Our topic discussion of Wednesday Forum this week is “Jewish Resistance to Conversion in Fourteenth Century Spain”, that will be articulated by the speaker, Kristine T. Utterback, Ph. D. We invite you to join this forum. Some information about the forum can be read as follows.
Date: Wednesday, 20 May 2009
Time: 12.30 pm ? 2.30 pm (free lunch)
Venue: Room 306, UGM Graduate School Teknika Utara Pogung
Speaker: Kristine T. Utterback, Ph. D
Jews, Christians and Muslims co-existed more or less amicably on the Iberian Peninsula, in what is now Spain, from about the eighth to the thirteenth century, a situation often called convivencia (living together). By the middle of the thirteenth century, however, convivencia was breaking down, and Jews came under increasing pressure to convert to Christianity: in 1391 a pogrom throughout Spain fatally weakened the Jewish communities there; in 1492 King Ferdinand and Queen Isabella, whose marriage united the two largest kingdoms of the peninsula into Spain, required Jews to convert to Christianity or leave the newly unified country.

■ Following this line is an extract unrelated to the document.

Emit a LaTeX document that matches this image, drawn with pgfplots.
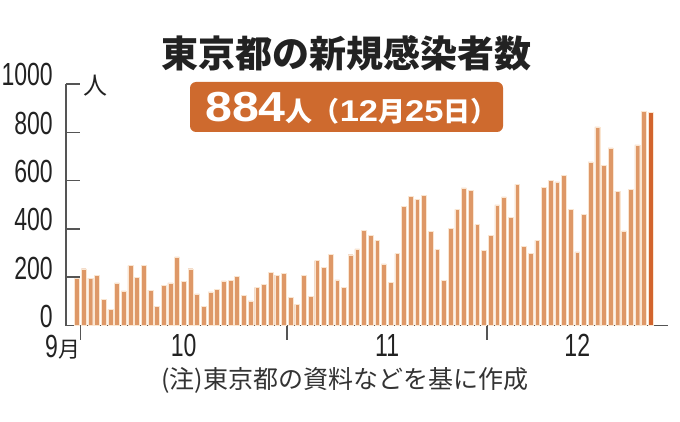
\documentclass[border=0pt]{standalone}
\usepackage{pgfplots}
\pgfplotsset{compat=1.18}
\usepackage{fontspec}
\setmainfont{Liberation Sans}
\newfontfamily\cond[FakeStretch=0.72]{Liberation Sans}
\newfontfamily\numb[FakeStretch=1.15]{Liberation Sans}
\newfontfamily\cjk{Noto Sans CJK JP}

\definecolor{barc}{RGB}{222,152,103}
\definecolor{lastc}{RGB}{210,100,45}
\definecolor{badge}{RGB}{206,106,46}
\definecolor{edge}{RGB}{250,230,210}
\definecolor{axc}{RGB}{85,85,85}
\definecolor{txt}{RGB}{34,34,34}

% daily new cases, day 0 = Sep 30
\pgfplotstableread{
d v
0 194
1 235
2 196
3 207
4 108
5 66
6 177
7 143
8 248
9 200
10 249
11 146
12 78
13 166
14 177
15 284
16 184
17 235
18 131
19 78
20 139
21 150
22 185
23 186
24 203
25 124
26 102
27 158
28 171
29 221
30 209
31 215
32 116
33 87
34 209
35 122
36 269
37 242
38 294
39 189
40 157
41 293
42 317
43 393
44 374
45 352
46 255
47 180
48 298
49 493
50 534
51 522
52 539
53 391
54 314
55 186
56 401
57 481
58 570
59 561
60 418
61 311
62 372
63 500
64 533
65 449
66 584
67 327
68 299
69 352
70 572
71 602
72 595
73 621
74 480
75 305
76 460
77 678
78 822
79 664
80 736
81 556
82 392
83 563
84 748
85 888
}\daily
\pgfplotstableread{
d v
86 884
}\latest

\begin{document}
\begin{tikzpicture}
\path[use as bounding box] (0pt,0pt) rectangle (680pt,-422pt);

\node[anchor=base, inner sep=0pt, text=txt] at (346pt,-67.5pt)
  {\cjk\bfseries\fontsize{37}{37}\selectfont 東京都の新規感染者数};

\fill[badge, rounded corners=6pt] (190pt,-82pt) rectangle (503pt,-132pt);
\node[anchor=base west, inner sep=0pt, text=white] at (205pt,-122pt)
  {{\numb\bfseries\fontsize{42}{42}\selectfont 884}%
   {\cjk\bfseries\fontsize{27}{27}\selectfont 人（}%
   {\numb\bfseries\fontsize{30}{30}\selectfont 12}%
   {\cjk\bfseries\fontsize{27}{27}\selectfont 月}%
   {\numb\bfseries\fontsize{30}{30}\selectfont 25}%
   {\cjk\bfseries\fontsize{27}{27}\selectfont 日）}};

\begin{axis}[
  at={(66pt,-325.5pt)}, anchor=south west,
  scale only axis, width=602pt, height=241.5pt,
  xmin=-1.65, xmax=88.6, ymin=0, ymax=1000,
  axis x line*=bottom, axis y line*=left,
  axis line style={draw=axc, line width=1.3pt},
  every tick/.style={draw=axc, line width=1.5pt},
  ytick={0,200,400,600,800,1000},
  yticklabels={0,200,400,600,800,1000},
  ytick align=inside,
  major tick length=14pt,
  xtick={0.5,31.5,61.5},
  xticklabels={},
  xtick align=outside,
  extra x ticks={16,46.5,75},
  extra x tick labels={10,11,12},
  extra x tick style={major tick length=0pt},
  yticklabel style={font=\cond\fontsize{32}{32}\selectfont, anchor=base east,
    inner sep=0pt, xshift=-13pt, yshift=-2pt, text=txt},
  xticklabel style={font=\cond\fontsize{32}{32}\selectfont, anchor=base,
    inner sep=0pt, yshift=-31pt, text=txt},
  clip=false,
]
\addplot[ybar, bar shift=0pt, bar width=0.72, fill=barc, draw=edge, line width=0.4pt]
  table[x=d, y=v] {\daily};
\addplot[ybar, bar shift=0pt, bar width=0.72, fill=lastc, draw=edge, line width=0.4pt]
  table[x=d, y=v] {\latest};
\end{axis}

\node[anchor=base west, inner sep=0pt, text=txt] at (83pt,-95pt)
  {\cjk\fontsize{24}{24}\selectfont 人};
\node[anchor=base west, inner sep=0pt, text=txt] at (45pt,-357pt)
  {\cond\fontsize{32}{32}\selectfont 9{\cjk\fontsize{22}{22}\selectfont 月}};

\node[anchor=base west, inner sep=0pt, text={rgb,255:red,51;green,51;blue,51}] at (161pt,-388pt)
  {\cjk\fontsize{25}{25}\selectfont (注)東京都の資料などを基に作成};
\end{tikzpicture}
\end{document}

The eventual destruction of Judaism in Spain may give the impression of the inevitability of Jewish disappearance from the region, but it was anything but inevitable. Jews did not sit idly by and wait for the dissolution of their communities through conversion. They no doubt assumed that this was simply another threat to Jewish survival, and they employed resistance tactics that had worked before. This essay examines some of the tactics that Jews in the Kingdom of Aragon, now northern Spain, used to resist conversion to Christianity. These tactics included various sorts of polemical writings, appeal to support from the king and attempts to rejudaize converts, that is, bring them back to Judaism. The Jews eventually failed, but between the mid-thirteenth and mid-fourteenth centuries they had no reason to expect failure, and their tactics indicate a community concerned but far from defeated.
About the speaker:
KRISTINE T. UTTERBACK, PhD, Associate Professor of Religious Studies and History, University of Wyoming Visiting Fulbright Scholar, General Education Centre, Hong Kong Polytechnic University, Hong Kong.
The forum is free of charge and on a first-come-first basis.